Additionally, Hager declared that rather than to conduct an investigation or make “reckless accusations,” he simply documented and reported to Lieutenant Shreves all information received from his informants, which referred to Deputy X or Deputy Aujay’s disappearance, just as ordered by Assistant Sheriff Waldie on March 23, 2000. Hager asserted and supported by declaration that information on “dirty deputies” or Deputy Aujay, which arose during the DEA narcotics investigation, was documented and turned directly over to Lieutenant Shreves, as ordered by Assistant Sheriff Waldie. Hager supported his assertion with citation to the numerous documents he had forwarded to Lieutenant Shreves during the course of his tenure with the DEA Joint Task Force. Hager observed that it was Detective Brandenburg, not he, who asked Williams about “ ‘dirty deputy’ ” information. Otherwise, Hager only obtained information incidental to and part of the DEA narcotics investigation.

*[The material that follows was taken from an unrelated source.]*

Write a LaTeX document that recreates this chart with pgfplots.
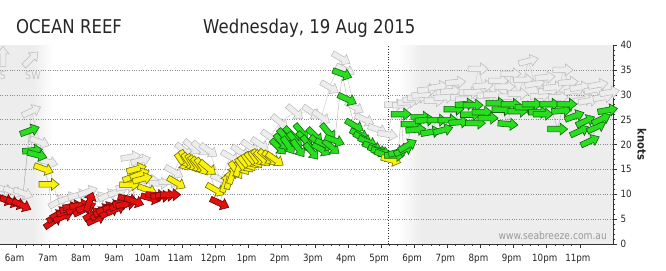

Finally, Hager disputed that he made false statements concerning the FBI wiretaps, defendants’ second proffered justification for discharging Hager from his position with the Sheriff’s Department. Hager observed that Chief Tyler never identified the false statements concerning information from federal wiretaps were during the Skelly hearings in January and July 2003. Only after his termination, Hager declared, did he hear for the first time that Chief Tyler alleged 10 wiretap conversations that were falsely reported and supported the termination. The wiretap transliterations are included in Hager’s opposition to the summary judgment motion.
The point of our litany is that numerous material, factual issues here preclude summary judgment of Hager’s cause of action for wrongful retaliatory termination in violation of section 1102.5. We name only a few of the pertinent disputed facts that we perceive in our analysis of this appeal. Because the trial court granted summary judgment erroneously relying on the doctrine of res judicata and collateral estoppel, it never reached the substance of Hager’s case.
DISPOSITION
The judgment is reversed. Respondent to bear costs of appeal.
We concur: CROSKEY, Acting P. J.KITCHING, J.